La ruralité est la pierre angulaire de la croissance des pays en développement. Les zones rurales possèdent un important potentiel de croissance mais, faute de moyens, se vident de leurs habitants qui migrent vers des zones d’emplois potentiels et s’installent dans les périphéries urbaines. Cet enjeu de développement des économies rurales est aussi lié au nécessaire renforcement de l’agriculture de subsistance, pour pallier à la malnutrition dans un contexte de croissance de la population exponentielle, et à la promotion de l’ancrage des populations autour des emplois du secteur agricole.
La Fondation est un acteur du développement rural. 40 % des financements accordés sont fléchés en Afrique subsaharienne, notre présence est effective dans une quinzaine de pays et la politique de financement de la Fondation cible majoritairement les zones rurales et les femmes. Les principes d’actions sont marqués par l’exigence dans la gestion des performances sociale et économique de nos partenaires. Avec des critères d’éligibilité stricts et une analyse des performances économique et sociale systématique, nous promouvons une finance responsable. Mais parce que la lutte contre la pauvreté ne peut pas se mener seule, nous agissons aux côtés d’autres acteurs engagés. Avec ouverture, volonté et écoute, nous appelons de nos vœux la convergence des actions et des agendas.
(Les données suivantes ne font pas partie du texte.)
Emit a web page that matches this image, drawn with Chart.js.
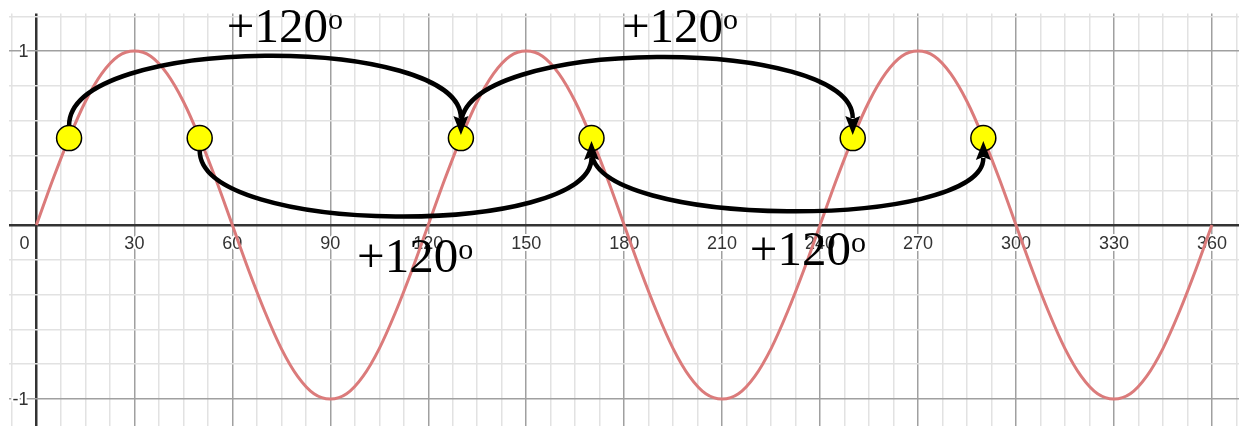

Qu’attendez-vous de la SAM 2019 ?

Le combat contre le réchauffement climatique est un enjeu global dans lequel nous en appelons à la responsabilité de tous. Mais la résilience des populations et des économies est un défi local qui nécessite des acteurs publics et privés capables, chacun dans son domaine de responsabilité, de contribuer à la modernisation des territoires. La SAM est un lieu d’échange, d’apprentissage, d’information et de partage. C’est aussi un lieu où se fabrique la coalition des bonnes volontés. Espérons que cette cuvée 2019 nous apporte l’optimisme de la volonté et l’énergie de l’inspiration.